Algo hay de cada evento, de cada manifestación. Es un libro con música, poesía, teatro, diseño, artes plásticas, artistas, muchos artistas, y sobre todo ideas y pasión. Todo está aquí. Está lo que ha sido, lo que no se puede borrar ni discutir. Incluso el espíritu de Mayeya y Eusebio. Y no se advierte, ni por un instante, como en ocasiones señalan algunos malvados, que la casa cargue la mano hacia la literatura. Eso no es cierto y la imparcialidad del actual presidente en este punto está absolutamente fuera de dudas. Que las páginas dobles estén dedicas al panteón de lujo de lujo que conforman los grandes Pablo Neruda, Julio Cortázar, Mario benedetti, Roque Dalton, Eduardo Galeano, Gabriel García Márquez y Ernesto Cardenal, todos ellos literatos, debe responde a una casualidad, como seguramente podrá confirmar cualquiera aquí en Casa.

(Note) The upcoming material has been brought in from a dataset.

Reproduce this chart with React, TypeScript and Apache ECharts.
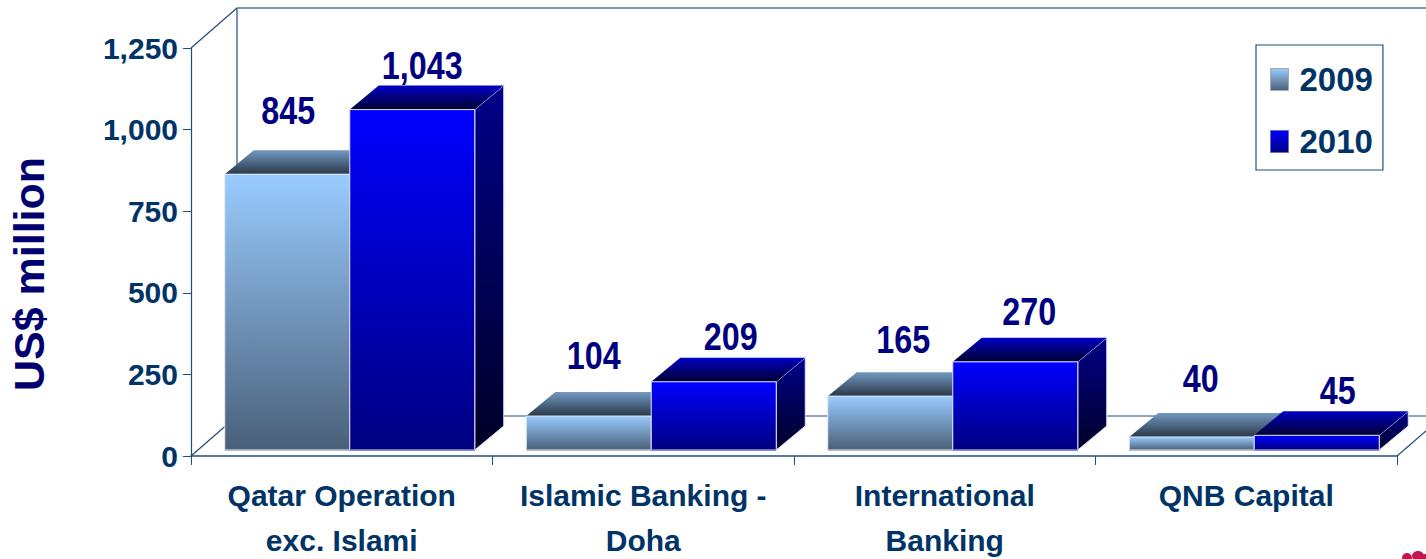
import React, { useEffect, useRef } from "react";
import * as echarts from "echarts";

const categories = ["Qatar Operation\nexc. Islami", "Islamic Banking -\nDoha", "International\nBanking", "QNB Capital"];
const seriesNames = ["2009", "2010"];
const values2009 = [845, 104, 165, 40];
const values2010 = [1043, 209, 270, 45];
const valueTicks = [0, 250, 500, 750, 1000, 1250];

const W = 1426, H = 559;
const LEFT = 191, RIGHT = 1397, TOP = 48, BASE = 456;
const SANS = '"Liberation Sans",Arial,sans-serif';
const NAVY = "#003366";
const LINE = "#1f4e7c";

const grad = (a: string, b: string) => new echarts.graphic.LinearGradient(0, 0, 0, 1, [
  { offset: 0, color: a }, { offset: 1, color: b },
]);

const styles = [
  {
    front: () => grad("#99ccff", "#4a5f78"), top: () => grad("#7299c2", "#2a3848"), side: () => grad("#5d7c9d", "#1d2833"),
    edge: "#e4ecf5", bottom: "#a3abb8",
    labelDx: [1, 5, 13, 9], labelDy: [-64, -61, -57, -58],
  },
  {
    front: () => grad("#0000ff", "#000080"), top: () => grad("#0000c4", "#000030"), side: () => grad("#000088", "#000028"),
    edge: "#dfe0ff", bottom: "#6a6ac0",
    labelDx: [10, 17, 14, 21], labelDy: [-44, -45, -50, -45],
  },
];

const DEPTH_X = 29, DEPTH_Y = 24, SHIFT_X = 8, SHIFT_Y = 6;

function renderBar(seriesIdx: number) {
  return (_p: any, api: any) => {
    const cat = api.value(0), val = api.value(1);
    const [cx, yTop] = api.coord([cat, val]);
    const [, yBase] = api.coord([cat, 0]);
    const bw = api.size([1, 0])[0] * 0.4146;
    const x0 = cx + SHIFT_X + (seriesIdx === 0 ? -bw : 0);
    const x1 = x0 + bw;
    const t = yTop - SHIFT_Y, b = yBase - SHIFT_Y;
    const s = styles[seriesIdx];
    const poly = (points: number[][], fill: any, stroke = s.edge) => ({
      type: "polygon", shape: { points }, style: { fill, stroke, lineWidth: 1 },
    });
    return {
      type: "group",
      children: [
        poly([[x1, t], [x1 + DEPTH_X, t - DEPTH_Y], [x1 + DEPTH_X, b - DEPTH_Y], [x1, b]], s.side()),
        poly([[x0, t], [x0 + DEPTH_X, t - DEPTH_Y], [x1 + DEPTH_X, t - DEPTH_Y], [x1, t]], s.top(), "none"),
        poly([[x0, t], [x1, t], [x1, b], [x0, b]], s.front()),
        { type: "line", shape: { x1: x0, y1: b, x2: x1, y2: b }, style: { stroke: s.bottom, lineWidth: 1.5 } },
        {
          type: "text",
          x: (x0 + x1) / 2 + s.labelDx[cat], y: t + s.labelDy[cat],
          scaleX: 0.85,
          style: {
            x: 0, y: 0,
            text: String(val).replace(/\B(?=(\d{3})+$)/g, ","),
            fill: "#000080", font: `bold 38px ${SANS}`, textAlign: "center", textVerticalAlign: "middle",
          },
        },
      ],
    };
  };
}

const frameLine = (x1: number, y1: number, x2: number, y2: number, stroke = LINE, lineWidth = 1.2) => ({
  type: "line", z: -1, shape: { x1, y1, x2, y2 }, style: { stroke, lineWidth },
});

const logoPetal = (cx: number, cy: number, rx: number, ry: number) => ({
  type: "ellipse", shape: { cx, cy, rx, ry }, style: { fill: "#c4164f" },
});

export default function App() {
  const ref = useRef<HTMLDivElement>(null);
  useEffect(() => {
    const chart = echarts.init(ref.current!, null, { renderer: "svg" });
    const legendColors = [grad("#99ccff", "#4a5f78"), grad("#0000ff", "#000080")];
    chart.setOption({
      animation: false,
      backgroundColor: "#ffffff",
      grid: { left: LEFT, right: W - RIGHT, top: TOP, bottom: H - BASE, containLabel: false, outerBoundsMode: "none" },
      legend: {
        orient: "vertical", left: 1256, top: 45, padding: [18, 10, 12, 14], itemGap: 29,
        itemWidth: 18, itemHeight: 22, borderColor: LINE, borderWidth: 1.2,
        textStyle: { color: NAVY, fontFamily: SANS, fontWeight: "bold", fontSize: 33, padding: [0, 0, 0, 6] },
        data: seriesNames.map((name, i) => ({ name, icon: "rect", itemStyle: { color: legendColors[i], borderColor: styles[i].bottom, borderWidth: 1 } })),
      },
      xAxis: {
        type: "category", data: categories, boundaryGap: true,
        axisLine: { lineStyle: { color: LINE, width: 1.5 } },
        axisTick: { show: true, length: 9, alignWithLabel: false, lineStyle: { color: LINE, width: 1 } },
        axisLabel: { color: NAVY, fontFamily: SANS, fontWeight: "bold", fontSize: 30, lineHeight: 45, margin: 17, interval: 0 },
      },
      yAxis: {
        type: "value", min: 0, max: valueTicks[valueTicks.length - 1], interval: 250,
        name: "US$ million", nameLocation: "middle", nameGap: 141, nameRotate: 90,
        nameTextStyle: { color: "#00006e", fontFamily: SANS, fontWeight: "bold", fontSize: 43, padding: [0, 44, 0, 0] },
        splitLine: { show: false },
        axisLine: { show: true, lineStyle: { color: LINE, width: 1.2 } },
        axisTick: { show: true, length: 8, lineStyle: { color: LINE, width: 1 } },
        axisLabel: { color: NAVY, fontFamily: SANS, fontWeight: "bold", fontSize: 30, margin: 13, padding: [0, 0, 4, 0] },
      },
      graphic: [
        frameLine(237, 8, 237, 416),
        frameLine(237, 416, W, 416),
        frameLine(237, 8, W, 8, "#7f98b5", 2),
        frameLine(LEFT, TOP, 237, 8),
        frameLine(LEFT, BASE, 237, 416),
        frameLine(RIGHT, BASE, W, 431),
        logoPetal(1407, 558, 5, 5),
        logoPetal(1418, 556, 6, 5),
        logoPetal(1425, 559, 4, 5),
      ],
      series: [values2009, values2010].map((vals, i) => ({
        type: "custom", name: seriesNames[i], coordinateSystem: "cartesian2d",
        renderItem: renderBar(i), encode: { x: 0, y: 1 }, clip: false,
        data: vals.map((v, c) => [c, v]),
      })),
    });
    return () => chart.dispose();
  }, []);
  return <div ref={ref} style={{ position: "fixed", left: 0, top: 0, width: W, height: H }} />;
}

De manera que, y para finalizar, les digo que este libro, del que no se puede hablar sin abundantes adjetivos, es indispensable y debemos agradecerlo a todos los que lo hicieron posible. Al final del recorrido, uno se encuentra más cerca de la Casa y la admira y respeta más. Yo recomiendo a todos aquellos que les sea posible que no duden en adquirirlo y los invito a visitarlo en la tranquilidad de sus hogares, si con amigos mejor, y solo les pido que se abstengan del natural deseo de llevárselo con ustedes si se van de viaje. Es un libro de Casa para dejar en casa.
Silvio Rodríguez: “Llegar a Casa fue una salvación”

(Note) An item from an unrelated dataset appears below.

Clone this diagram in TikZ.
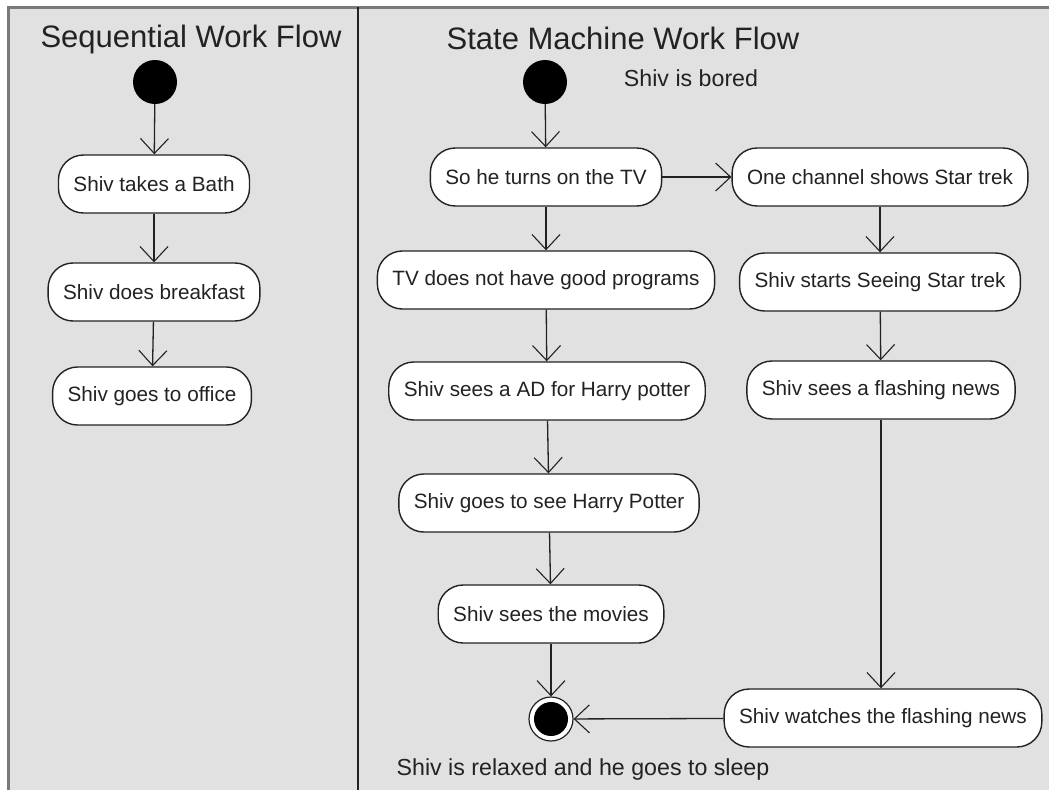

Fragmentos de las palabras de Silvio Rodríguez en el panel
Yo no me incorporé desde el principio a Casa de las Américas, porque éramos jóvenes… Siempre hablo de nosotros, porque éramos un grupo de muchachos, que hacíamos canciones, que nos juntábamos porque nos gustaban las canciones que hacíamos y las intercambiábamos. Por hacer canciones llegamos aquí, a Casa de las Américas, en 1968.
Teníamos cada uno una breve trayectoria recorrida, sobre todo Pablo, que desde muy jovencito había comenzado a cantar. Noel y yo, menos. Vicente, menos también. Martín Rojas y Eduardo Ramos, aunque eran muy jóvenes, eran un poquito mayores que nosotros y ya tenían una trayectoria profesional. En el ambiente cultural cubano se hacían sentir sus composiciones. No habían trascendido al gran público, porque tocaban en night- clubs, en cabarets, pero ya los entendidos en el mundillo musical reconocían a ese núcleo original que se mostró aquí esa noche de febrero, creo que el 18, de 1968.
Llegar a Casa de las Américas fue una salvación. En muchos sentidos. Cantábamos lo que veíamos, lo que sentíamos. Desde el inicio asumíamos la canción con opiniones que vertíamos de una manera natural, fluida, y eso trajo contradicciones, que son conocidas -a veces magnificadas; también, a veces, no reveladas del todo. Parte y parte.
Llegar aquí fue una gran enseñanza. Nos puso en contacto con artistas ya hechos, con personalidades de la cultura, gente que conocíamos de los periódicos, del Noticiero ICAIC, de los libros… De pronto podíamos tratarlos y mantener, gracias a la Casa, ese contacto con los más grandes escritores latinoamericanos de la época, con pintores. Fue un crecimiento para mi generación de trovadores. Significó la Ilustración, realmente. La Ilustración desde el punto de vista cultural y también, ético. Nos ayudó mucho estar en contacto con personas de una estatura ética tan grande, como la de Haydeé Santamaría.